An extra $6 billion was lapped up under the government’s relief measures aimed at small and medium businesses, including the Coronavirus SME Guarantee Scheme, which allows banks to provide loans of up o $250,000 to businesses with maximum annual turnover of $50 million, backed by a new and temporary line of funding from the Reserve Bank of Australia.
The rest of the total $350 billion figure was attributed in the AMP Capital analysis to banking facilities ($45 billion), bond issuances ($31 billion), dividend cuts ($19 billion), listed equity issuance on the Australian sharemarket ($15 billon), cancelled share buybacks ($9 billion) and a “rough estimate” of $7 billion in rent abatements nationally.

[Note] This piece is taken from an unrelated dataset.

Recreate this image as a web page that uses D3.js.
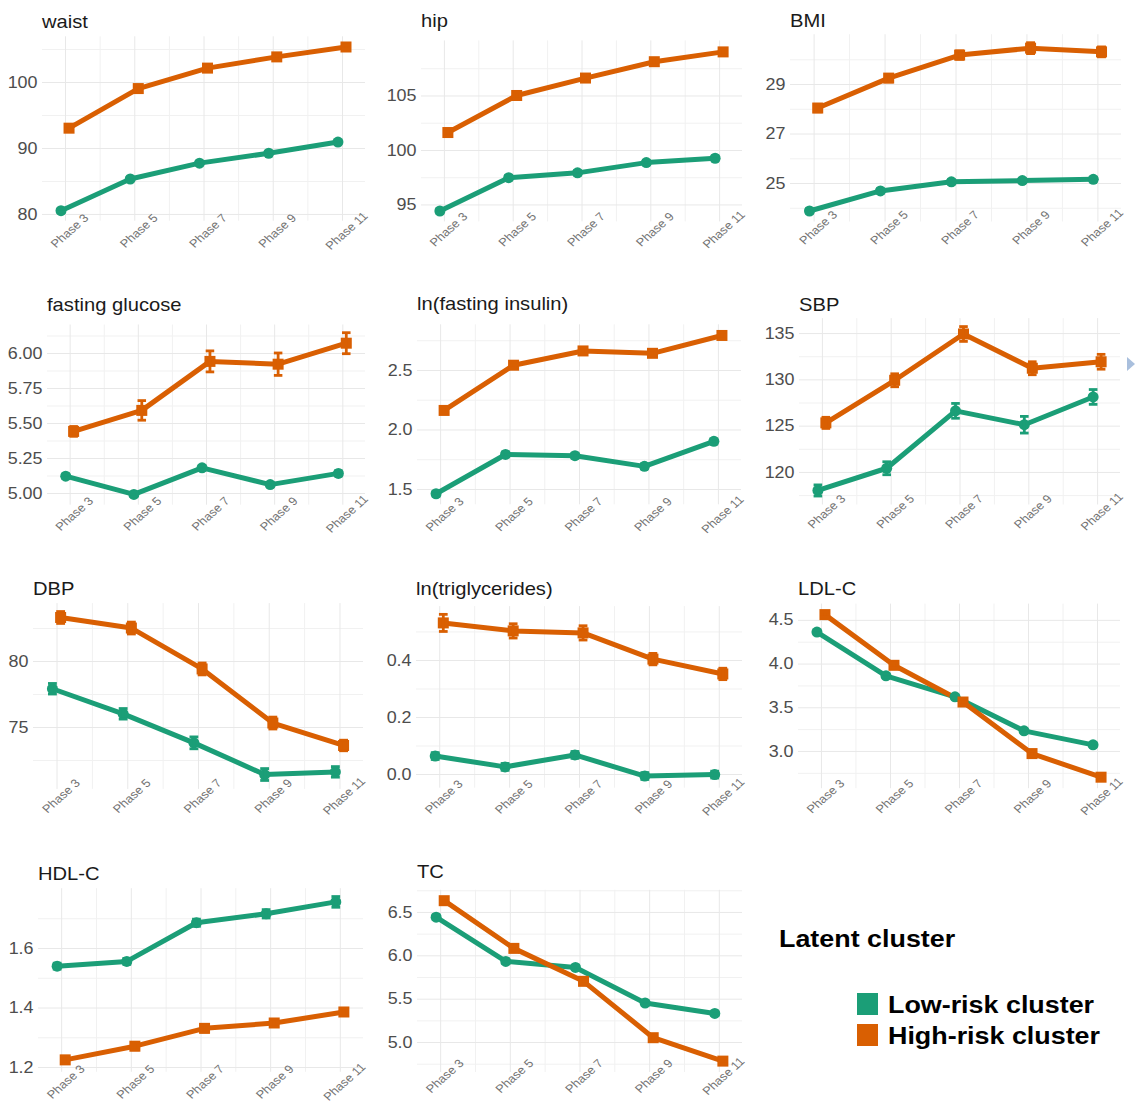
<!DOCTYPE html>
<html>
<head>
<meta charset="utf-8">
<script src="https://cdn.jsdelivr.net/npm/d3@7"></script>
<style>
  body { margin: 0; background: #fff; }
  svg { display: block; }
  text { font-family: "Liberation Sans", Arial, sans-serif; }
</style>
</head>
<body>
<svg id="chart" width="1137" height="1106"></svg>
<script>
// ---- data -------------------------------------------------------------
const phases = [3, 5, 7, 9, 11];
const phaseLabels = ["Phase 3", "Phase 5", "Phase 7", "Phase 9", "Phase 11"];
const phaseMinorBreaks = [4, 6, 8, 10];
const clusters = ["Low-risk cluster", "High-risk cluster"];
const measures = ["waist", "hip", "BMI", "fasting glucose", "ln(fasting insulin)", "SBP",
                  "DBP", "ln(triglycerides)", "LDL-C", "HDL-C", "TC"];

// cluster means by phase, one row per measure
const lowRiskMean = [
  [80.5, 85.3, 87.7, 89.2, 90.9],
  [94.4, 97.46, 97.9, 98.84, 99.24],
  [23.87, 24.68, 25.05, 25.10, 25.15],
  [5.12, 4.99, 5.18, 5.06, 5.14],
  [1.46, 1.79, 1.78, 1.69, 1.90],
  [118.0, 120.4, 126.6, 125.1, 128.1],
  [77.9, 76.0, 73.8, 71.4, 71.6],
  [0.063, 0.025, 0.067, -0.007, -0.002],
  [4.36, 3.86, 3.62, 3.23, 3.07],
  [1.539, 1.555, 1.685, 1.715, 1.755],
  [6.44, 5.93, 5.86, 5.45, 5.33]
];
const highRiskMean = [
  [93.0, 99.0, 102.1, 103.8, 105.3],
  [101.6, 105.0, 106.6, 108.1, 109.0],
  [28.03, 29.24, 30.17, 30.45, 30.30],
  [5.44, 5.59, 5.94, 5.92, 6.07],
  [2.16, 2.54, 2.66, 2.64, 2.79],
  [125.3, 129.9, 134.9, 131.2, 131.9],
  [83.3, 82.5, 79.4, 75.3, 73.6],
  [0.530, 0.502, 0.495, 0.403, 0.351],
  [4.56, 3.98, 3.56, 2.97, 2.70],
  [1.224, 1.270, 1.330, 1.348, 1.385],
  [6.63, 6.08, 5.70, 5.05, 4.78]
];
// standard errors (error bar half-lengths)
const lowRiskSE = [
  [0.25, 0.25, 0.25, 0.25, 0.25],
  [0.2, 0.2, 0.2, 0.2, 0.2],
  [0.08, 0.08, 0.08, 0.08, 0.08],
  [0.015, 0.015, 0.015, 0.015, 0.018],
  [0.02, 0.02, 0.02, 0.02, 0.02],
  [0.6, 0.7, 0.8, 0.9, 0.8],
  [0.4, 0.4, 0.45, 0.45, 0.4],
  [0.012, 0.012, 0.012, 0.012, 0.012],
  [0.02, 0.02, 0.02, 0.02, 0.02],
  [0.01, 0.01, 0.012, 0.014, 0.018],
  [0.025, 0.025, 0.025, 0.025, 0.025]
];
const highRiskSE = [
  [0.35, 0.35, 0.35, 0.35, 0.35],
  [0.3, 0.3, 0.3, 0.3, 0.3],
  [0.15, 0.15, 0.17, 0.22, 0.2],
  [0.035, 0.07, 0.075, 0.08, 0.075],
  [0.025, 0.025, 0.025, 0.025, 0.025],
  [0.6, 0.7, 0.8, 0.7, 0.8],
  [0.45, 0.45, 0.45, 0.45, 0.4],
  [0.03, 0.025, 0.025, 0.02, 0.02],
  [0.03, 0.03, 0.03, 0.03, 0.03],
  [0.012, 0.012, 0.012, 0.012, 0.012],
  [0.03, 0.03, 0.03, 0.03, 0.03]
];

// y axis breaks and their labels, one row per measure
const yBreaks = [
  [80, 90, 100], [95, 100, 105], [25, 27, 29],
  [5.00, 5.25, 5.50, 5.75, 6.00], [1.5, 2.0, 2.5], [120, 125, 130, 135],
  [75, 80], [0.0, 0.2, 0.4], [3.0, 3.5, 4.0, 4.5],
  [1.2, 1.4, 1.6], [5.0, 5.5, 6.0, 6.5]
];
const yBreakLabels = [
  ["80", "90", "100"], ["95", "100", "105"], ["25", "27", "29"],
  ["5.00", "5.25", "5.50", "5.75", "6.00"], ["1.5", "2.0", "2.5"], ["120", "125", "130", "135"],
  ["75", "80"], ["0.0", "0.2", "0.4"], ["3.0", "3.5", "4.0", "4.5"],
  ["1.2", "1.4", "1.6"], ["5.0", "5.5", "6.0", "6.5"]
];
const yMinorBreaks = [
  [85, 95, 105], [97.5, 102.5, 107.5], [24, 26, 28, 30],
  [4.875, 5.125, 5.375, 5.625, 5.875, 6.125], [1.75, 2.25, 2.75], [117.5, 122.5, 127.5, 132.5],
  [72.5, 77.5, 82.5], [0.1, 0.3, 0.5], [2.75, 3.25, 3.75, 4.25],
  [1.3, 1.5, 1.7], [4.75, 5.25, 5.75, 6.25, 6.75]
];

// ---- layout -----------------------------------------------------------
// panel plotting areas (px) and title / tick label placement
const panelBoxes = [
  { left: 42,  right: 365,  top: 36.3,  bottom: 220.7,  titleY: 28,  labelDy: 10 },
  { left: 421, right: 742,  top: 40.4,  bottom: 221.4,  titleY: 27,  labelDy: 8 },
  { left: 790, right: 1121, top: 34.2,  bottom: 221.5,  titleY: 27,  labelDy: 6 },
  { left: 47,  right: 365,  top: 324.5, bottom: 504.7,  titleY: 311, labelDy: 9 },
  { left: 417, right: 741,  top: 324.3, bottom: 504.3,  titleY: 310, labelDy: 10 },
  { left: 799, right: 1120, top: 318.1, bottom: 504.5,  titleY: 311, labelDy: 7 },
  { left: 33,  right: 363,  top: 603.1, bottom: 788.9,  titleY: 595, labelDy: 7 },
  { left: 416, right: 742,  top: 606.1, bottom: 787.7,  titleY: 595, labelDy: 9 },
  { left: 798, right: 1120, top: 603.6, bottom: 788.2,  titleY: 595, labelDy: 8 },
  { left: 38,  right: 363,  top: 888.2, bottom: 1071.8, titleY: 880, labelDy: 10 },
  { left: 417, right: 742,  top: 889.8, bottom: 1072.0, titleY: 878, labelDy: 4 }
];

const colors = ["#1B9E77", "#D95F02"];
const textStretch = 1.12;      // horizontal scale applied to all text
const dodge = 0.116;           // horizontal offset of each cluster (x units)
const capHalf = 0.125;         // half-width of error bar caps (x units)
const gridMajor = "#E8E8E8";
const gridMinor = "#F1F1F1";

const svg = d3.select("#chart");
svg.append("rect").attr("width", 1137).attr("height", 1106).attr("fill", "#fff");

measures.forEach((name, i) => {
  const box = panelBoxes[i];
  const series = [
    { key: clusters[0], color: colors[0], shape: "circle", side: -1, mean: lowRiskMean[i], se: lowRiskSE[i] },
    { key: clusters[1], color: colors[1], shape: "square", side: 1, mean: highRiskMean[i], se: highRiskSE[i] }
  ];
  series.forEach(s => {
    s.points = phases.map((p, j) => ({ phase: p, x: p + s.side * dodge, mean: s.mean[j], se: s.se[j] }));
  });

  // continuous scales with 5% expansion, as in ggplot
  const yLo = d3.min(series, s => d3.min(s.points, d => d.mean - d.se));
  const yHi = d3.max(series, s => d3.max(s.points, d => d.mean + d.se));
  const yPad = (yHi - yLo) * 0.05;
  const y = d3.scaleLinear().domain([yLo - yPad, yHi + yPad]).range([box.bottom, box.top]);

  const xLo = d3.min(phases) - dodge - capHalf;
  const xHi = d3.max(phases) + dodge + capHalf;
  const xPad = (xHi - xLo) * 0.05;
  const x = d3.scaleLinear().domain([xLo - xPad, xHi + xPad]).range([box.left, box.right]);

  const g = svg.append("g").attr("class", "panel");
  const w = box.right - box.left, h = box.bottom - box.top;
  const [d0, d1] = y.domain();
  const inY = v => v >= Math.min(d0, d1) && v <= Math.max(d0, d1);

  // grid lines
  const gridY = (vals, color, width) => {
    const ax = g.append("g").attr("transform", `translate(${box.left},0)`)
      .call(d3.axisLeft(y).tickValues(vals.filter(inY)).tickSize(-w).tickFormat(""));
    ax.select(".domain").remove();
    ax.selectAll("line").attr("stroke", color).attr("stroke-width", width);
  };
  const gridX = (vals, color, width) => {
    const ax = g.append("g").attr("transform", `translate(0,${box.bottom})`)
      .call(d3.axisBottom(x).tickValues(vals).tickSize(-h).tickFormat(""));
    ax.select(".domain").remove();
    ax.selectAll("line").attr("stroke", color).attr("stroke-width", width);
  };
  gridY(yMinorBreaks[i], gridMinor, 1);
  gridX(phaseMinorBreaks, gridMinor, 1);
  gridY(yBreaks[i], gridMajor, 1);
  gridX(phases, gridMajor, 1);

  // y tick labels
  const yAx = g.append("g").attr("transform", `translate(${box.left},0)`)
    .call(d3.axisLeft(y).tickValues(yBreaks[i]).tickSize(0).tickPadding(4)
      .tickFormat((d, j) => yBreakLabels[i][j]));
  yAx.select(".domain").remove();
  yAx.selectAll("text")
    .attr("fill", "#4D4D4D").attr("font-size", 16)
    .attr("transform", `scale(${textStretch},1)`);

  // x tick labels, rotated
  const xAx = g.append("g").attr("transform", `translate(0,${box.bottom})`)
    .call(d3.axisBottom(x).tickValues(phases).tickSize(0)
      .tickFormat((d, j) => phaseLabels[j]));
  xAx.select(".domain").remove();
  xAx.selectAll("text")
    .attr("y", 0).attr("dy", "0.35em")
    .attr("text-anchor", "middle")
    .attr("fill", "#737373").attr("font-size", 11.5)
    .attr("transform", `translate(4,${box.labelDy}) scale(${textStretch},1) rotate(-45)`);

  // panel title
  g.append("text")
    .attr("transform", `translate(${box.left},${box.titleY}) scale(${textStretch},1)`)
    .attr("font-size", 18).attr("fill", "#1A1A1A")
    .text(name);

  const line = d3.line().x(d => x(d.x)).y(d => y(d.mean));

  // lines
  g.selectAll(".trend").data(series).join("path")
    .attr("class", "trend")
    .attr("d", s => line(s.points))
    .attr("fill", "none")
    .attr("stroke", s => s.color)
    .attr("stroke-width", 5)
    .attr("stroke-linejoin", "round");

  // points and error bars
  series.forEach(s => {
    const sg = g.append("g").attr("fill", s.color).attr("stroke", s.color);
    if (s.shape === "circle") {
      sg.selectAll("circle").data(s.points).join("circle")
        .attr("cx", d => x(d.x)).attr("cy", d => y(d.mean)).attr("r", 5.5).attr("stroke", "none");
    } else {
      sg.selectAll("rect").data(s.points).join("rect")
        .attr("x", d => x(d.x) - 5.5).attr("y", d => y(d.mean) - 5.5)
        .attr("width", 11).attr("height", 11).attr("stroke", "none");
    }
    const eb = sg.selectAll(".err").data(s.points).join("g").attr("class", "err")
      .attr("stroke-width", 2.8).attr("fill", "none");
    eb.append("line")
      .attr("x1", d => x(d.x)).attr("x2", d => x(d.x))
      .attr("y1", d => y(d.mean - d.se)).attr("y2", d => y(d.mean + d.se));
    eb.append("line")
      .attr("x1", d => x(d.x - capHalf)).attr("x2", d => x(d.x + capHalf))
      .attr("y1", d => y(d.mean + d.se)).attr("y2", d => y(d.mean + d.se));
    eb.append("line")
      .attr("x1", d => x(d.x - capHalf)).attr("x2", d => x(d.x + capHalf))
      .attr("y1", d => y(d.mean - d.se)).attr("y2", d => y(d.mean - d.se));
  });
});

// small navigation marker at the right edge
svg.append("path")
  .attr("d", "M1127,357 L1135,364 L1127,371 Z")
  .attr("fill", "#A9BFDD");

// legend
const legend = svg.append("g").attr("class", "legend");
legend.append("text")
  .attr("transform", `translate(779,947) scale(${textStretch},1)`)
  .attr("font-size", 24).attr("font-weight", "bold").attr("fill", "#000")
  .text("Latent cluster");
const rowY = d3.scalePoint().domain(clusters).range([993, 1024]);
const item = legend.selectAll(".item").data(clusters).join("g").attr("class", "item")
  .attr("transform", d => `translate(857,${rowY(d)})`);
item.append("rect").attr("width", 21).attr("height", 22)
  .attr("fill", (d, i) => colors[i]);
item.append("text")
  .attr("transform", `translate(31,20) scale(${textStretch},1)`)
  .attr("font-size", 24).attr("font-weight", "bold").attr("fill", "#000")
  .text(d => d);
</script>
</body>
</html>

Its only prudent that companies cut or defer dividends, draw down revolving lines of credit or issue debt or even equity to ensure companies get over the liquidity bridge, the portfolio manager said.
However, he acknowledged that many companies face a tough decision in weighing up their capital raising options amid the crisis.
For companies our current economic slump is pitting many of your traditional company stakeholders against each other. Companies are having to decide on using cash and debt facilities to pay invoices, dividends, wages or spend capital expenditure for future growth.
That bind is particularly pronounced for companies opting to cut or defer dividend payments. In the past week, major banks ANZ and Westpac deferred their dividend decision, while National Australia Bank cut its dividend by 64 per cent and Insurance Australia Group said it would be unlikely to declare a dividend.
The moves drew criticism from both retail and institutional investors, who claimed big corporates were hitting retirees, who rely on dividends for everyday income, at the worst possible time.
But Mr Ryan said long-term investors need to be patient and that normal distributions would be return as the broader economy recovers.
It is important to remember that this period is transitory, and the crisis will pass, he said.
Shareholders should consider valuing companies on a mid-cycle three-year basis so they can calmly look through the short-term pause to find companies that can grow their earnings and dividends in normal times.
The estimate that a total of $15 billion will be raised through equity markets follows new disclosure rules being slapped on issuing companies by the ASX, with encouragement from the Australian Securities and Investments Commission.
Corporate law firm King & Wood Mallesons predicted the new rules would become “grit in the gears” of equity markets and slow down the pace of coronavirus capital raisings.